В концертном зале "Мариинский" состоялось центральное событие музыкального фестиваля к 200-летию Николая Гоголя — Валерий Гергиев продирижировал концертным исполнением оперы "Мертвые души" Родиона Щедрина. ДМИТРИЙ РЕНАНСКИЙ считает, что значение этого вечера явно превосходит юбилейные рамки.
Почетное место в мариинской историографии было уготовано исполнению "Мертвых душ" Родиона Щедрина еще задолго до самого концерта — по неподъемности эта культуртрегерская акция Валерия Гергиева сопоставима разве что с возвращением на петербургскую сцену опусов Рихарда Вагнера. Игра стоила свеч: со времен московской премьеры 1977 года и последовавшего годом спустя первого ленинградского исполнения опера практически не исполнялась, оставаясь лишь страницей в учебнике советской музыки да строчкой в композиторском портфолио ее автора. Полумифологический статус "Мертвых душ" подчеркивался эталонной записью исполнения Большого театра под управлением Юрия Темирканова: представить, что произведение Щедрина можно спеть и сыграть лучше, было решительно невозможно.
Воскресным вечером поначалу казалось, что лишенная экзистенциального тока интерпретация мариинцев не сможет поколебать в этом убеждении поклонников щедринского opus magnum. Самым слабым звеном оказался не подготовленный к изощренному щедринскому письму хор.
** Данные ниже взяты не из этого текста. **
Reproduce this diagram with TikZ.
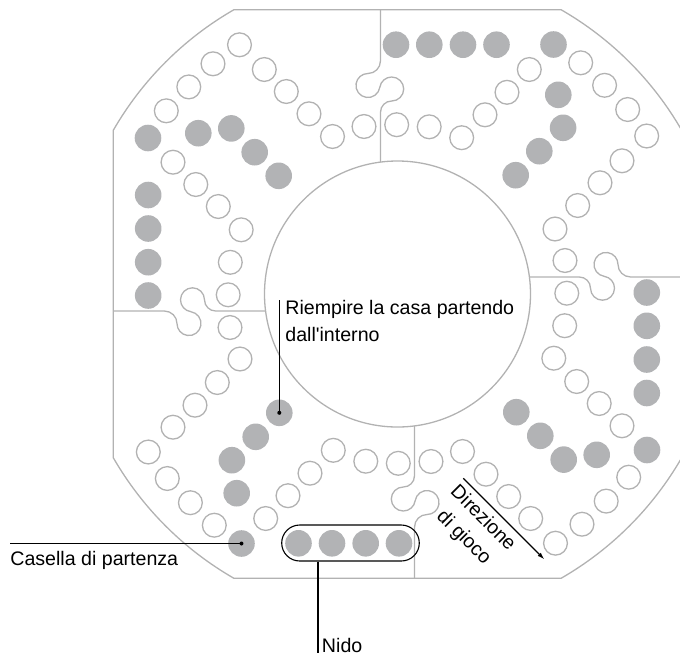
\documentclass[tikz,border=0pt]{standalone}
\usepackage{fontspec}
\setmainfont{Liberation Sans}[Ligatures=TeXOff]
\usetikzlibrary{arrows.meta}
\definecolor{boardgray}{RGB}{178,178,178}
\definecolor{peggray}{RGB}{178,179,181}

\begin{document}
\begin{tikzpicture}[x=0.5pt,y=0.5pt,
    hole/.style={circle,draw=boardgray,line width=0.65pt,minimum size=11.9pt,inner sep=0pt},
    peg/.style={circle,fill=peggray,minimum size=13.3pt,inner sep=0pt},
    board/.style={draw=boardgray,line width=0.65pt},
    leader/.style={draw=black,line width=0.55pt},
    lbl/.style={font=\fontsize{9.8}{13.5}\selectfont,inner sep=0pt}]
  \useasboundingbox (-397.5,-361) rectangle (282.5,294);
  \draw[board] (29.92:328) arc[start angle=29.92,end angle=60.08,radius=328]
    -- (119.92:328) arc[start angle=119.92,end angle=150.08,radius=328]
    -- (209.92:328) arc[start angle=209.92,end angle=240.08,radius=328]
    -- (299.92:328) arc[start angle=299.92,end angle=330.08,radius=328] -- cycle;
  \draw[board] (0,0) circle[radius=133];
  \foreach \r in {0,-90,-180,-270} {
    \draw[board,rotate=\r] (17,-131.9) -- (17,-181.8)
      arc[start angle=0,end angle=-90,radius=11.2]
      arc[start angle=90,end angle=351.6,radius=12]
      arc[start angle=171.6,end angle=-90,radius=12]
      arc[start angle=90,end angle=180,radius=12.5] -- (17,-284.3); }
  \foreach \q/\r in {0/0,1/-90,2/-180,3/-270} {
    \begin{scope}[rotate=\r]
      \foreach \x/\y [count=\i] in {-167.5/-33.5,-157.5/-65,-180.2/-88.5,-202.5/-111.2,
          -224.5/-133.2,-249.2/-158,-230.2/-184.5,-207.1/-208.7,-183.2/-231.2,
          -131.8/-224.5,-109.5/-201.7,-87.5/-179.2,-64.2/-156.3,-31.7/-167.2,0.8/-169.3}
        \node[hole] (hole\q-\i) at (\x,\y) {};
      \foreach \x/\y [count=\i] in {-118.2/-118.8,-141.8/-142.8,-165.6/-166.2,-160.8/-199.2}
        \node[peg] (home\q-\i) at (\x,\y) {};
      \foreach \x [count=\i] in {-99,-65.5,-31.8,1.5}
        \node[peg] (nest\q-\i) at (\x,-249.3) {};
      \node[peg] (start\q) at (-156,-249.5) {};
    \end{scope} }
  \fill (start0.center) circle[radius=2];
  \fill (home0-1.center) circle[radius=2];
  \node[lbl,anchor=base west] (casella) at (-387.5,-271) {Casella di partenza};
  \draw[leader] (start0.center) -- (start0.center -| casella.west);
  \node[lbl,anchor=north west,align=left] (riempire) at (-112.5,-6)
    {Riempire la casa partendo\\dall'interno};
  \draw[leader] (home0-1.center) -- (home0-1.center |- riempire.north);
  \node[draw,line width=0.55pt,rounded corners=9pt,minimum width=68.8pt,
    minimum height=18pt,inner sep=0pt] (nest) at (-47,-249) {};
  \node[lbl,anchor=base west,inner sep=1.8pt] (nido) at (-79.5,-358.5) {Nido};
  \draw[leader] (nest.south -| nido.base west) -- (nido.base west);
  \coordinate (dirstart) at (65.8,-184.3);
  \coordinate (dirend) at (146.8,-265.3);
  \draw[leader,-{Latex[length=3.5pt,width=2.2pt]}] (dirstart) -- (dirend);
  \node[lbl,rotate=-45,align=center] (direzione) at (75.5,-234.2) {Direzione\\di gioco};
\end{tikzpicture}
\end{document}
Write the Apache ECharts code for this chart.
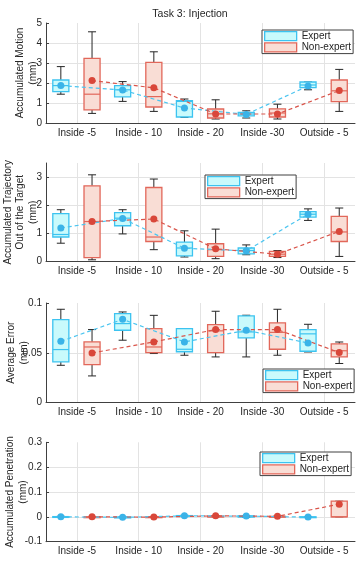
<!DOCTYPE html>
<html>
<head>
<meta charset="utf-8">
<script src="https://cdn.jsdelivr.net/npm/echarts@6.0.0/dist/echarts.min.js"></script>
<style>
  html, body { margin: 0; padding: 0; background: #fff; }
  #main { width: 357px; height: 561px; }
</style>
</head>
<body>
<div id="main"></div>
<script>
// categories and values, box = [min, q1, median, q3, max]
var categories = ['Inside -5', 'Inside - 10', 'Inside - 20', 'Inside -30', 'Outside - 5'];

var motionExpertBox = [[1.44, 1.57, 1.87, 2.15, 2.82], [1.08, 1.31, 1.66, 1.87, 2.07], [0.28, 0.3, 1.08, 1.12, 1.2], [0.25, 0.36, 0.45, 0.53, 0.61], [1.66, 1.77, 1.9, 2.05, 2.05]];
var motionExpertMean = [1.87, 1.65, 0.75, 0.43, 1.85];
var motionNonExpertBox = [[0.48, 0.66, 1.44, 3.23, 4.56], [0.58, 0.8, 1.32, 3.03, 3.56], [0.2, 0.25, 0.46, 0.7, 1.16], [0.2, 0.3, 0.5, 0.71, 0.94], [0.58, 1.07, 1.61, 2.15, 2.68]];
var motionNonExpertMean = [2.12, 1.76, 0.45, 0.45, 1.62];
var motionOutlier = [[4, 2.47]];

var trajExpertBox = [[0.65, 0.87, 0.96, 1.7, 1.84], [0.98, 1.27, 1.54, 1.74, 1.84], [0.16, 0.2, 0.48, 0.69, 1.09], [0.24, 0.27, 0.39, 0.48, 0.59], [1.46, 1.58, 1.68, 1.77, 1.87]];
var trajExpertMean = [1.19, 1.53, 0.47, 0.38, 1.68];
var trajNonExpertBox = [[0.06, 0.14, 1.42, 2.69, 3.08], [0.42, 0.71, 0.87, 2.63, 2.93], [0.1, 0.18, 0.42, 0.63, 1.15], [0.14, 0.18, 0.26, 0.36, 0.39], [0.18, 0.71, 1.05, 1.6, 1.9]];
var trajNonExpertMean = [1.42, 1.51, 0.45, 0.26, 1.07];

var errorExpertBox = [[0.0374, 0.0408, 0.0532, 0.0833, 0.0937], [0.0626, 0.0726, 0.0793, 0.0893, 0.091], [0.0475, 0.051, 0.0535, 0.0743, 0.0743], [0.0458, 0.0649, 0.0709, 0.087, 0.0877], [0.0508, 0.0515, 0.069, 0.0733, 0.0786]];
var errorExpertMean = [0.0615, 0.0836, 0.0609, 0.0726, 0.0598];
var errorNonExpertBox = [[0.0267, 0.0381, 0.0558, 0.0609, 0.0733], [0.0492, 0.0502, 0.0558, 0.0743, 0.0876], [0.0458, 0.0502, 0.072, 0.0783, 0.0917], [0.0475, 0.0535, 0.0705, 0.08, 0.0937], [0.0392, 0.0458, 0.052, 0.0589, 0.0608]];
var errorNonExpertMean = [0.0498, 0.0609, 0.0733, 0.0733, 0.0502];

var penExpertBox = [[-0.001, -0.001, 0, 0.001, 0.002], [-0.003, -0.003, -0.002, -0.001, 0], [0.001, 0.002, 0.003, 0.005, 0.006], [-0.002, -0.001, 0.002, 0.004, 0.005], [-0.002, -0.002, -0.001, 0, 0]];
var penExpertMean = [0, -0.002, 0.004, 0.003, -0.001];
var penNonExpertBox = [[0, 0, 0, 0, 0], [0, 0, 0, 0, 0], [0, 0, 0, 0.003, 0.005], [0, 0, 0, 0.002, 0.003], [0, 0, 0, 0.063, 0.063]];
var penNonExpertMean = [0, -0.001, 0.004, 0.002, 0.051];

var FONT = 'Liberation Sans, Arial, sans-serif';
var TXT = '#262626';
var EXP_STROKE = '#3cc3f0', EXP_FILL = '#c9fafc', EXP_DOT = '#3ab3e8';
var NON_STROKE = '#e2675a', NON_FILL = '#f9ddd5', NON_DOT = '#d9473a';
var EXP_OFF = -0.26, NON_OFF = 0.245;

function boxRenderer(offset, stroke, fill) {
  return function (params, api) {
    var idx = api.value(0);
    var bw = api.size([1, 0])[0];
    var cx = api.coord([idx, 0])[0] + offset * bw;
    var half = bw * 0.13, cap = bw * 0.065;
    var y = [1, 2, 3, 4, 5].map(function (d) { return api.coord([idx, api.value(d)])[1]; });
    var whisk = { stroke: '#262626', lineWidth: 1 };
    return {
      type: 'group',
      children: [
        { type: 'line', shape: { x1: cx, y1: y[0], x2: cx, y2: y[1] }, style: whisk },
        { type: 'line', shape: { x1: cx, y1: y[3], x2: cx, y2: y[4] }, style: whisk },
        { type: 'line', shape: { x1: cx - cap, y1: y[0], x2: cx + cap, y2: y[0] }, style: whisk },
        { type: 'line', shape: { x1: cx - cap, y1: y[4], x2: cx + cap, y2: y[4] }, style: whisk },
        { type: 'rect', shape: { x: cx - half, y: y[3], width: half * 2, height: Math.max(y[1] - y[3], 0.8) },
          style: { fill: fill, stroke: stroke, lineWidth: 1.3 } },
        { type: 'line', shape: { x1: cx - half, y1: y[2], x2: cx + half, y2: y[2] }, style: { stroke: stroke, lineWidth: 1.2 } }
      ]
    };
  };
}

function toBoxData(list) {
  return list.map(function (b, i) { return [i].concat(b); });
}
function toMeanData(list, offset) {
  return list.map(function (m, i) { return [i + offset, m]; });
}

var panels = [
  { top: 23, height: 100, min: 0, max: 5, interval: 1, name: 'Accumulated Motion\n(mm)', gap: 7,
    eb: motionExpertBox, em: motionExpertMean, nb: motionNonExpertBox, nm: motionNonExpertMean, legend: [262, 30] },
  { top: 163, height: 98.5, min: 0, max: 3.5, interval: 1, name: 'Accumulated Trajectory\nOut of the Target\n(mm)', gap: 7,
    eb: trajExpertBox, em: trajExpertMean, nb: trajNonExpertBox, nm: trajNonExpertMean, legend: [205, 175] },
  { top: 303, height: 99.5, min: 0, max: 0.1, interval: 0.05, name: 'Average Error\n(mm)', gap: 16,
    eb: errorExpertBox, em: errorExpertMean, nb: errorNonExpertBox, nm: errorNonExpertMean, legend: [263, 369] },
  { top: 442.3, height: 99.4, min: -0.1, max: 0.3, interval: 0.1, name: 'Accumulated Penetration\n(mm)', gap: 17,
    eb: penExpertBox, em: penExpertMean, nb: penNonExpertBox, nm: penNonExpertMean, legend: [260, 452] }
];

var grid = [], catAxes = [], valAxes = [], yAxis = [], series = [], legend = [];

panels.forEach(function (p, k) {
  grid.push({ left: 46, top: p.top, width: 309, height: p.height, outerBoundsMode: 'none', containLabel: false });
  catAxes.push({
    type: 'category', gridIndex: k, data: categories,
    axisLine: { onZero: false, lineStyle: { color: '#404040' } },
    axisTick: { alignWithLabel: true, inside: true, length: 3, lineStyle: { color: '#404040' } },
    axisLabel: { color: TXT, fontSize: 10, fontFamily: FONT, margin: 5, interval: 0 },
    splitLine: { show: true, alignWithLabel: true, lineStyle: { color: '#e3e3e3' } }
  });
  valAxes.push({ type: 'value', gridIndex: k, min: -0.5, max: 4.5, show: false });
  yAxis.push({
    type: 'value', gridIndex: k, min: p.min, max: p.max, interval: p.interval,
    name: p.name, nameLocation: 'middle', nameGap: p.gap, nameRotate: 90, nameMoveOverlap: false,
    nameTextStyle: { color: TXT, fontSize: 10, fontFamily: FONT, lineHeight: 12.5 },
    axisLine: { show: true, onZero: false, lineStyle: { color: '#404040' } },
    axisTick: { show: true, inside: true, length: 3, lineStyle: { color: '#404040' } },
    axisLabel: { color: TXT, fontSize: 10, fontFamily: FONT, margin: 4, showMaxLabel: k !== 1 },
    splitLine: { show: true, showMaxLine: false, lineStyle: { color: '#e3e3e3' } }
  });
  series.push({
    name: 'Expert', type: 'custom', xAxisIndex: k, yAxisIndex: k,
    renderItem: boxRenderer(EXP_OFF, EXP_STROKE, EXP_FILL),
    itemStyle: { color: EXP_FILL, borderColor: EXP_STROKE },
    encode: { x: 0, y: [1, 2, 3, 4, 5] }, data: toBoxData(p.eb), z: 2
  });
  series.push({
    name: 'Non-expert', type: 'custom', xAxisIndex: k, yAxisIndex: k,
    renderItem: boxRenderer(NON_OFF, NON_STROKE, NON_FILL),
    itemStyle: { color: NON_FILL, borderColor: NON_STROKE },
    encode: { x: 0, y: [1, 2, 3, 4, 5] }, data: toBoxData(p.nb), z: 2
  });
  series.push({
    name: 'Expert mean', type: 'line', xAxisIndex: panels.length + k, yAxisIndex: k,
    data: toMeanData(p.em, EXP_OFF), symbol: 'circle', symbolSize: 7, z: 4,
    itemStyle: { color: EXP_DOT },
    lineStyle: { color: '#4cc5f0', width: 1.2, type: [4, 3] }
  });
  series.push({
    name: 'Non-expert mean', type: 'line', xAxisIndex: panels.length + k, yAxisIndex: k,
    data: toMeanData(p.nm, NON_OFF), symbol: 'circle', symbolSize: 7, z: 4,
    itemStyle: { color: NON_DOT },
    lineStyle: { color: '#d9544a', width: 1.2, type: [4, 3] }
  });
  legend.push({
    left: p.legend[0], top: p.legend[1], orient: 'vertical', selectedMode: false,
    itemWidth: 32, itemHeight: 9, itemGap: 1, padding: [1, 2],
    borderColor: '#404040', borderWidth: 1, backgroundColor: '#fff',
    textStyle: { color: TXT, fontSize: 10, fontFamily: FONT },
    data: [
      { name: 'Expert', icon: 'rect', itemStyle: { color: EXP_FILL, borderColor: EXP_STROKE, borderWidth: 1.3 } },
      { name: 'Non-expert', icon: 'rect', itemStyle: { color: NON_FILL, borderColor: NON_STROKE, borderWidth: 1.3 } }
    ]
  });
});

series.push({
  name: 'Outlier', type: 'scatter', xAxisIndex: panels.length, yAxisIndex: 0,
  data: motionOutlier.map(function (d) { return [d[0] + EXP_OFF, d[1]]; }),
  symbol: 'emptyCircle', symbolSize: 8, z: 4,
  itemStyle: { color: '#fff', borderColor: EXP_STROKE, borderWidth: 1.3 }
});

var myChart = echarts.init(document.getElementById('main'));
myChart.setOption({
  backgroundColor: '#fff',
  animation: false,
  textStyle: { fontFamily: FONT },
  title: {
    text: 'Task 3: Injection', left: 190, top: 9, textAlign: 'center', padding: 0,
    textStyle: { color: TXT, fontSize: 10.5, fontWeight: 'normal', fontFamily: FONT }
  },
  legend: legend,
  grid: grid,
  xAxis: catAxes.concat(valAxes),
  yAxis: yAxis,
  series: series
});
</script>
</body>
</html>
Подопечные Андрея Петренко сносно справились лишь с поминовением прокурора: женское трио в своих фольклорных рефренах слишком перебирало этнографической краски, а в числе самых досадных провалов хорового тутти — так и не услышанный молитвенный дождь, вторящий грозе, сопровождающей Чичикова по дороге от Манилова к Коробочке. Механизмам оркестра Валерия Гергиева в первых номерах оперы не хватало элементарной отточенности, тогда как партитура "Мертвых душ" требует не только филигранной работы всех инструментальных групп, но и ювелирной искусности дирижера в их координации. Но чем круче завинчивалась чичиковская интрига, тем слаженнее и увереннее звучал оркестр — взяв в антракте тайм-аут, оркестровая сборная провела третье действие оперы с надлежащим сочетанием бережности и шика.
Впрочем, все постоянные или временные неурядицы мариинской массовки компенсировались мастерством и отдачей солистов. В царственной вокальной свободе и театральной эффектности купался Сергей Лейферкус, певший Чичикова еще на ленинградской премьере 1978 года. Отнюдь не шаблонной вышла Коробочка у Ларисы Дядьковой, украсившей "дубиноголовую" героиню всем богатством своей вокальной палитры. Для выходов четы Маниловых сладкоголосые Александр Тимченко и Карина Чепурнова не жалели медоточивого глянца. В арсенале мариинского Собакевича недоставало медвежьих низов, но слишком интеллигентный для этой персонажа Сергей Алексашкин брал общей погруженностью в образ. Счастливо лишившись простецкой романтической хамоватости первого исполнителя роли Ноздрева Владислава Пьявко, герой Василия Горшкова приобрел типично русско-мужицкую харизму, помноженную на бесшабашную хитрость. Каждое соло кучера Селифана превращалось в мини-бенефис Андрея Попова — уже во второй раз после "Очарованного странника" характерно-теноровые партии Родиона Щедрина кажутся написанными будто специально для этого солиста.
Воскрешение "Мертвых душ" в Мариинке проходит под знаменем пропаганды современной музыки, хотя на самом деле репертуарная обновка скорее венчает местный пантеон больших русских опер. В эпоху тотального кризиса отечественной оперы "Мертвые души" слушаются особенно пронзительно — они выглядят уходящей натурой великого жанра, шедевром той же могучей природы, что и "Жизнь за Царя" Глинки, и "Нос" Шостаковича, и прокофьевская "Война и мир". А что до мелких исполнительских шероховатостей, то этот тот случай, когда "грехи" Валерию Гергиеву могут быть отпущены. В конце концов, они тоже свидетельствуют о главном итоге всего мероприятия: из мавзолея легендарной классики "Мертвые души" Родиона Щедрина переходят в репертуарный авангард лучшего оперного театра страны — а они, как оказалось, воистину достойны друг друга.